Why it happens: The report is prepared by the accounting team, which naturally focuses on financial data. Operational data is owned by different departments and is not integrated into the reporting process.
The solution:
- Include 3-5 operational KPIs in the monthly report (e.g., customer count, utilisation rate, inventory turnover).
- Involve department heads in defining which operational metrics should be tracked.
- Create a simple process for department heads to submit their metrics by a fixed date each month.
Mistake 7: Not Tracking Action Items
The problem: The management meeting identifies issues and discusses them, but no specific actions are assigned. The same issues appear in next month’s report with no progress made.
Why it happens: Meetings end without clear conclusions. Action items are discussed verbally but not documented. There is no follow-up mechanism.
The solution:
- End every MIS review with documented action items: what, who, and by when.
- Start the next month’s review by checking last month’s action items.
- Use a simple tracking tool (even a shared spreadsheet) to maintain the action item log.
Mistake 8: Treating MIS as the Accountant’s Job
The problem: MIS is seen as an accounting function rather than a management function. The business owner delegates it entirely to the accountant and does not engage with the output.
Why it happens: The owner is busy with sales, operations, and customer relationships.
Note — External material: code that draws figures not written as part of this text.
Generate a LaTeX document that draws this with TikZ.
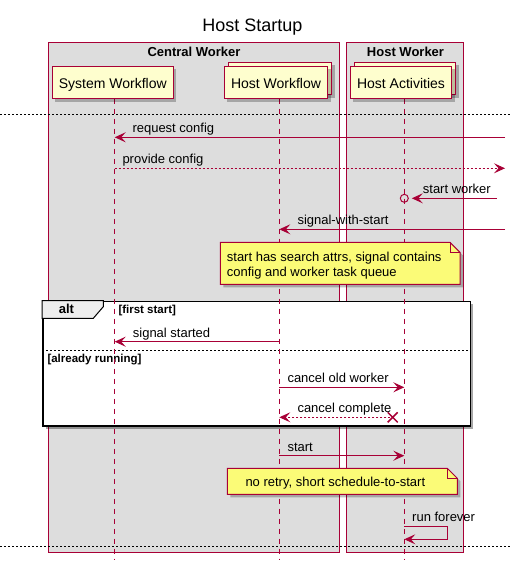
\documentclass[tikz,border=0pt]{standalone}
\usepackage{fontspec}
\setmainfont{Liberation Sans}
\usetikzlibrary{arrows.meta,shadows,calc}
\definecolor{umlred}{HTML}{A80036}
\definecolor{umlyellow}{HTML}{FEFECE}
\definecolor{umlgray}{HTML}{DDDDDD}
\definecolor{umlnote}{HTML}{FBFB77}
\definecolor{umltab}{HTML}{EEEEEE}
\tikzstyle{participant}=[rectangle,draw=umlred,fill=umlyellow,line width=1pt,minimum height=32.4pt,inner sep=0pt,text height=12.5pt,text depth=0pt,font=\fontsize{14}{16}\selectfont,drop shadow={shadow xshift=3pt,shadow yshift=-3pt,fill=black,opacity=0.25}]
\tikzstyle{groupbox}=[draw=umlred,fill=umlgray,line width=1pt]
\tikzstyle{boxtitle}=[font=\bfseries\fontsize{13}{15}\selectfont,anchor=base,inner sep=0pt]
\tikzstyle{lifeline}=[draw=umlred,line width=1pt,dash pattern=on 5pt off 5pt]
\tikzstyle{msg}=[draw=umlred,line width=1pt,-{Stealth[length=11pt,width=10pt,inset=4.5pt]}]
\tikzstyle{reply}=[msg,dash pattern=on 2pt off 2pt]
\tikzstyle{msglabel}=[font=\fontsize{13}{15}\selectfont,anchor=base west,inner sep=0pt]
\tikzstyle{notebox}=[draw=umlred,fill=umlnote,line width=1pt,drop shadow={shadow xshift=3pt,shadow yshift=-3pt,fill=black,opacity=0.25}]
\tikzstyle{notetext}=[font=\fontsize{13}{15.5}\selectfont,anchor=base west,inner sep=0pt,align=left]
\tikzstyle{altframe}=[rectangle,draw=black,line width=1.5pt,fill=white,inner sep=0pt,drop shadow={shadow xshift=3pt,shadow yshift=-3pt,fill=black,opacity=0.35}]
\tikzstyle{alttab}=[draw=black,fill=umltab,line width=1pt]
\tikzstyle{altsep}=[draw=black,line width=0.8pt,dash pattern=on 2pt off 2pt]
\tikzstyle{guard}=[font=\bfseries\fontsize{11.5}{13}\selectfont,anchor=base west,inner sep=0pt]
\tikzstyle{pagesep}=[draw=black,line width=0.8pt,dash pattern=on 2pt off 2pt]

\begin{document}
\begin{tikzpicture}[x=1pt,y=-1pt]

    \useasboundingbox (0,0) rectangle (511,564);
    \fill[white] (0,0) rectangle (511,564);

    \node[font=\fontsize{18}{20}\selectfont,anchor=base,inner sep=0pt] (title) at (252.5,31.5) {Host Startup};

    % boxes
    \draw[groupbox] (48.7,42.7) rectangle (339.3,552.3);
    \draw[groupbox] (346.3,42.7) rectangle (463.3,552.3);
    \node[boxtitle] (central) at (194,56.5) {Central Worker};
    \node[boxtitle] (hostbox) at (405.5,56.5) {Host Worker};

    % page separators
    \foreach \y in {114.3, 546.7}
        \draw[pagesep] (0,\y) -- (511,\y);

    % alt frame
    \node[altframe,anchor=north west,minimum width=427.7pt,minimum height=124.3pt] (alt) at (42,300.7) {};
    \draw[alttab] (alt.north west) -- (103.3,300.7) -- (103.3,306.7) -- (93.3,318.3) -- (42,318.3) -- cycle;
    \draw[altsep] (alt.west |- 0,350) -- (alt.east |- 0,350);
    \node[font=\bfseries\fontsize{13}{15}\selectfont,anchor=base west,inner sep=0pt] (altlabel) at (58.7,313) {alt};
    \node[guard] (first) at (118.3,313) {[first start]};
    \node[guard] (running) at (47.3,362.5) {[already running]};

    % lifelines
    \foreach \name/\x in {swl/114.7, hwl/279.3, hal/404.3} {
        \coordinate (\name) at (\x,98.7);
        \draw[lifeline] (\name) -- (\x,559);
    }

    % participants
    \node[participant,minimum width=121pt] (sw) at (112.8,82.5) {System Workflow};
    \node[participant,minimum width=103.4pt] (hwback) at (280,78.5) {};
    \node[participant,minimum width=103.4pt] (hw) at (276,82.5) {Host Workflow};
    \node[participant,minimum width=101.4pt] (haback) at (405,78.5) {};
    \node[participant,minimum width=101.4pt] (ha) at (401,82.5) {Host Activities};

    % message rows
    \foreach \name/\y in {m1/137.3, m2/168.3, m3/198.3, m4/229.3, m7/341.7, m9/387.3, m10/417.3, m11/455.7, m13/526, m13b/539.3}
        \coordinate (\name) at (0,\y);
    \coordinate (e1) at (505,137.3);
    \coordinate (e2) at (505,168.3);
    \coordinate (e3) at (496.7,198.3);
    \coordinate (e4) at (505,229.3);

    \draw[msg] (e1) -- (swl |- m1);
    \draw[reply] (swl |- m2) -- (e2);
    \draw[msg] (e3) -- ($(hal |- m3)+(7.5,0)$);
    \draw[umlred,line width=1pt] (hal |- m3) circle (4pt);
    \draw[msg] (e4) -- (hwl |- m4);
    \draw[msg] (hwl |- m7) -- (swl |- m7);
    \draw[msg] (hwl |- m9) -- (hal |- m9);
    \draw[reply] ($(hal |- m10)+(-14,0)$) -- (hwl |- m10);
    \draw[umlred,line width=1.5pt] ($(hal |- m10)+(-16.6,-5)$) -- ++(10,10) ($(hal |- m10)+(-16.6,5)$) -- ++(10,-10);
    \draw[msg] (hwl |- m11) -- (hal |- m11);
    \draw[msg] (hal |- m13) -- ++(43,0) |- (hal |- m13b);

    % message labels
    \foreach \name/\x/\y/\txt in {l1/132.3/137.3/request config, l2/122.3/168.3/provide config, l3/422.7/198.3/start worker, l4/297.3/229.3/signal-with-start, l7/132.7/341.7/signal started, l9/287.3/387.3/cancel old worker, l10/297.3/417.3/cancel complete, l11/287.3/455.7/start, l13/412/526/run forever}
        \node[msglabel] (\name) at (\x,\y-4.7) {\txt};

    % notes
    \path[notebox] (220.3,242.3) -- (450,242.3) -- (460,252.3) -- (460,284.3) -- (220.3,284.3) -- cycle;
    \draw[umlred,line width=1pt] (450,242.3) -- (450,252.3) -- (460,252.3);
    \node[notetext] (note1) at (226.7,276.5) {start has search attrs, signal contains\\config and worker task queue};

    \path[notebox] (227.3,468.3) -- (447.3,468.3) -- (457.3,478.3) -- (457.3,494.3) -- (227.3,494.3) -- cycle;
    \draw[umlred,line width=1pt] (447.3,468.3) -- (447.3,478.3) -- (457.3,478.3);
    \node[notetext] (note2) at (245.3,486.5) {no retry, short schedule-to-start};

\end{tikzpicture}
\end{document}
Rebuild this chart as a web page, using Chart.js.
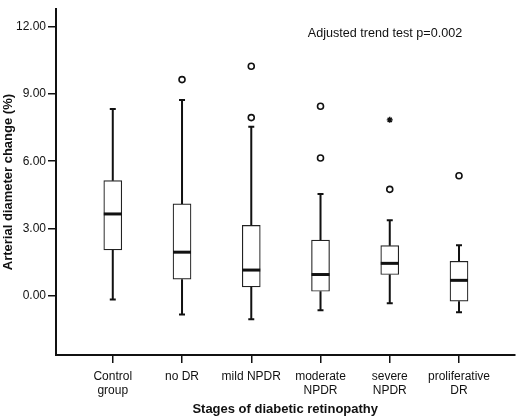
<!DOCTYPE html>
<html><head><meta charset="utf-8">
<script src="https://cdn.jsdelivr.net/npm/chart.js@4/dist/chart.umd.min.js"></script>
<style>html,body{margin:0;padding:0;background:#fff}#wrap{width:520px;height:417px}</style>
</head><body><div id="wrap"><canvas id="c"></canvas></div>
<script>
const categories = [["Control","group"],["no DR"],["mild NPDR"],["moderate","NPDR"],["severe","NPDR"],["proliferative","DR"]];
const whiskerLow = [-0.19, -0.86, -1.07, -0.67, -0.36, -0.76];
const q1 =         [2.03, 0.72, 0.38, 0.18, 0.93, -0.26];
const medians =    [3.64, 1.93, 1.13, 0.93, 1.43, 0.67];
const q3 =         [5.13, 4.09, 3.13, 2.47, 2.22, 1.52];
const whiskerHigh = [8.33, 8.74, 7.54, 4.53, 3.36, 2.24];
const outlierGroup = [1, 2, 2, 3, 3, 4, 5];
const outlierValue = [9.65, 10.25, 7.95, 8.46, 6.14, 4.74, 5.35];
const extremeGroup = [4];
const extremeValue = [7.85];
const yTicks = [0, 3, 6, 9, 12];
const annotation = "Adjusted trend test p=0.002";

const FONT = "'Liberation Sans', Arial, sans-serif";
Chart.defaults.font.family = FONT;
Chart.defaults.color = '#111';

const boxExtras = {
  id: 'boxExtras',
  afterDatasetsDraw(chart) {
    const {ctx, scales: {x, y}} = chart;
    ctx.save();
    ctx.strokeStyle = '#111';
    for (let i = 0; i < categories.length; i++) {
      const px = x.getPixelForValue(i);
      ctx.lineWidth = 2;
      ctx.beginPath();
      ctx.moveTo(px, y.getPixelForValue(q3[i]));
      ctx.lineTo(px, y.getPixelForValue(whiskerHigh[i]));
      ctx.moveTo(px, y.getPixelForValue(q1[i]));
      ctx.lineTo(px, y.getPixelForValue(whiskerLow[i]));
      ctx.moveTo(px - 3, y.getPixelForValue(whiskerHigh[i]));
      ctx.lineTo(px + 3, y.getPixelForValue(whiskerHigh[i]));
      ctx.moveTo(px - 3, y.getPixelForValue(whiskerLow[i]));
      ctx.lineTo(px + 3, y.getPixelForValue(whiskerLow[i]));
      ctx.stroke();
      ctx.lineWidth = 3;
      ctx.beginPath();
      ctx.moveTo(px - 9, y.getPixelForValue(medians[i]));
      ctx.lineTo(px + 9, y.getPixelForValue(medians[i]));
      ctx.stroke();
    }
    ctx.fillStyle = '#111';
    ctx.font = '12.6px ' + FONT;
    ctx.textAlign = 'center';
    ctx.textBaseline = 'middle';
    ctx.fillText(annotation, chart.chartArea.left + 329, chart.chartArea.top + 24);
    ctx.restore();
  }
};

new Chart(document.getElementById('c'), {
  type: 'bar',
  data: {
    datasets: [
      {
        type: 'bar',
        data: q1.map((v, i) => ({x: i, y: [v, q3[i]]})),
        backgroundColor: '#fff',
        borderColor: '#222',
        borderWidth: 1.2,
        borderSkipped: false,
        barThickness: 18
      },
      {
        type: 'scatter',
        data: outlierGroup.map((g, i) => ({x: g, y: outlierValue[i]})),
        pointStyle: 'circle',
        pointRadius: 3,
        pointBorderWidth: 1.6,
        pointBackgroundColor: '#fff',
        pointBorderColor: '#111'
      },
      {
        type: 'scatter',
        data: extremeGroup.map((g, i) => ({x: g, y: extremeValue[i]})),
        pointStyle: 'star',
        pointRadius: 3,
        pointBorderWidth: 1.4,
        pointBackgroundColor: '#111',
        pointBorderColor: '#111'
      }
    ]
  },
  options: {
    responsive: true,
    maintainAspectRatio: false,
    animation: false,
    layout: {padding: {left: 0, top: 2, right: 3, bottom: 0}},
    plugins: {legend: {display: false}, tooltip: {enabled: false}},
    scales: {
      x: {
        type: 'linear',
        min: -0.82,
        max: 5.8,
        offset: false,
        afterBuildTicks: s => { s.ticks = categories.map((c, i) => ({value: i})); },
        afterFit: s => { s.height = 62; },
        ticks: {
          callback: v => categories[v],
          font: {size: 12},
          color: '#111',
          padding: 6,
          maxRotation: 0,
          autoSkip: false
        },
        grid: {offset: false, drawOnChartArea: false, drawTicks: true, tickLength: 8, color: '#111', lineWidth: 1.5},
        border: {display: true, color: '#111', width: 2},
        title: {display: true, text: 'Stages of diabetic retinopathy', font: {size: 13, weight: 'bold'}, color: '#111', padding: {top: 0, bottom: 0}}
      },
      y: {
        min: -2.67,
        max: 12.8,
        afterBuildTicks: s => { s.ticks = yTicks.map(v => ({value: v})); },
        afterFit: s => { s.width = 56; },
        ticks: {
          callback: v => v.toFixed(2),
          font: {size: 12},
          color: '#111',
          padding: 2
        },
        grid: {drawOnChartArea: false, drawTicks: true, tickLength: 8, color: '#111', lineWidth: 1.5},
        border: {display: true, color: '#111', width: 2},
        title: {display: true, text: 'Arterial diameter change (%)', font: {size: 13, weight: 'bold'}, color: '#111', padding: {top: 1, bottom: 0}}
      }
    }
  },
  plugins: [boxExtras]
});
</script>
</body></html>
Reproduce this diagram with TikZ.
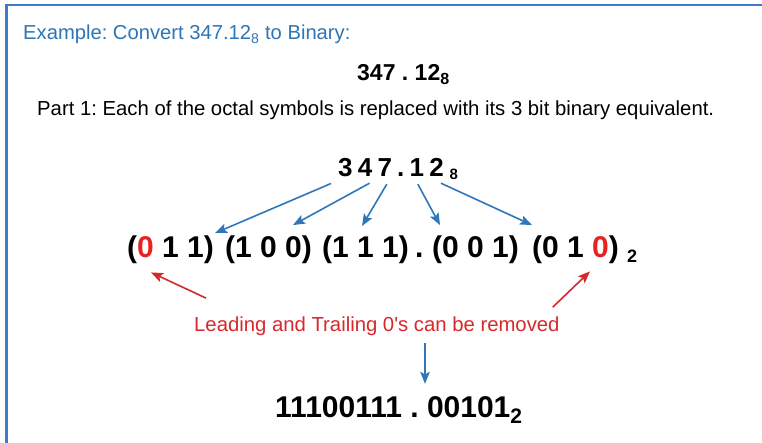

Financial reporting feels like “back office” work.
The solution:
- MIS is a management tool, not an accounting exercise. The accountant produces the reports, but the owner must engage with them.
- Schedule the monthly review as a non-negotiable meeting in the owner’s calendar.
- Frame MIS as a competitive advantage, not a chore. The businesses that use data to make decisions outperform those that do not.
Conclusion
MIS reporting mistakes are common among UAE SMEs, but they are all avoidable. The key themes are: keep it relevant, keep it timely, keep it consistent, and most importantly, use it. An imperfect MIS that is read and acted upon every month is infinitely more valuable than a perfect report that sits unread on a shared drive.